Premier Christy Clark is poised to water down British Columbia's energy reserves and environmental policies to build three liquefied natural gas plants by 2020.
Clark was at Burnaby's BCIT campus Friday to support plans to pipe natural gas from northeast B.C. to the north coast at Kitimat, where it will be frozen and placed on tankers bound for Asia.
The LNG export plans are major components of Clark's B.C. Jobs Plan, but the province has to move quickly because it faces competition from Australia and Qatar for the Asian markets.
At a briefing prior to the official announcement, government officials said Clark will introduce changes to provincial energy self-sufficiency policies to make room for the LNG plants, which require enormous amounts of energy to operate.
Clark is slated to confirm that the third LNG plant, projected to be in operation by 2020, will be partially powered by natural gas, which emits greenhouse gases that will test B.C.'s law to cut greenhouse gas emissions by one-third by 2020.
Clark has often said the LNG developments offer the province a generational opportunity to create jobs and revenues, and it is up to the government to find green solutions.

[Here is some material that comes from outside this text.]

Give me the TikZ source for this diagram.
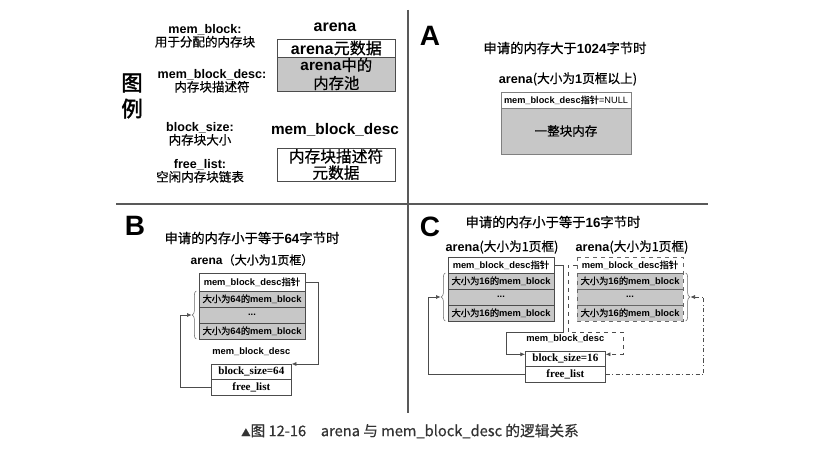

B.C. has vast natural gas reserves in the northeast corner of the province and even though it sells for about $3 a unit here, Asian markets are willing to pay at least three-times that price.

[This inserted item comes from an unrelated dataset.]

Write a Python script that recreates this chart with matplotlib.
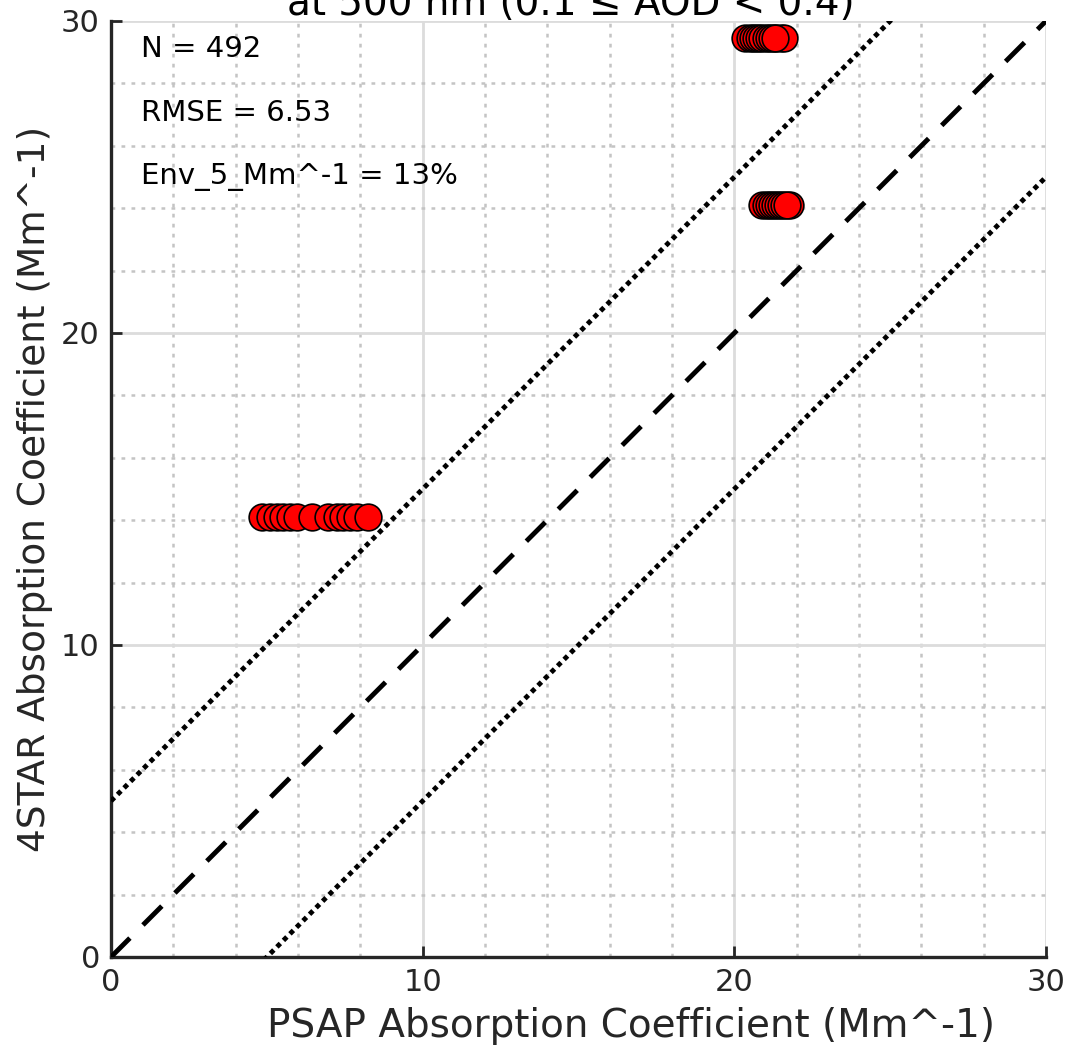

The energy self-sufficiency changes involve the government moving to a policy of average water supply as opposed to the current policy that includes a critical water threshold.
The critical water policy ensures that B.C. has enough water supply in its dams in the case of a 100-year drought. Average water supply keeps enough water in storage to handle most drought years.
Government officials said earlier the government would import power if it is caught in an historic drought situation.
Energy and Mines Minister Rich Coleman said late last year that one of the three proposed liquefied natural gas plants in Kitimat will be powered with greenhouse gas-emitting natural gas.
He said the government is looking to minimize the potential harm from burning natural gas, possibly storing it underground.
But Simon Fraser University climate scientist Mark Jaccard -- a champion of the Liberal government's climate-change fighting agenda under former premier Gordon Campbell -- said earlier the current Liberal government needs to tell British Columbians its promise of jobs today could threaten future generations.
Clark said last year she doesn't want to be known as the premier who gives up leadership on the environment, but the promise of jobs and revenues is testing her green resolve.
Coleman said the government is also looking at wind and run-of-river power opportunities for the LNG plants.
The minister said earlier that the government is negotiating energy prices with the LNG developers, but he said they won't be getting power at rates cheaper than current hydro customers.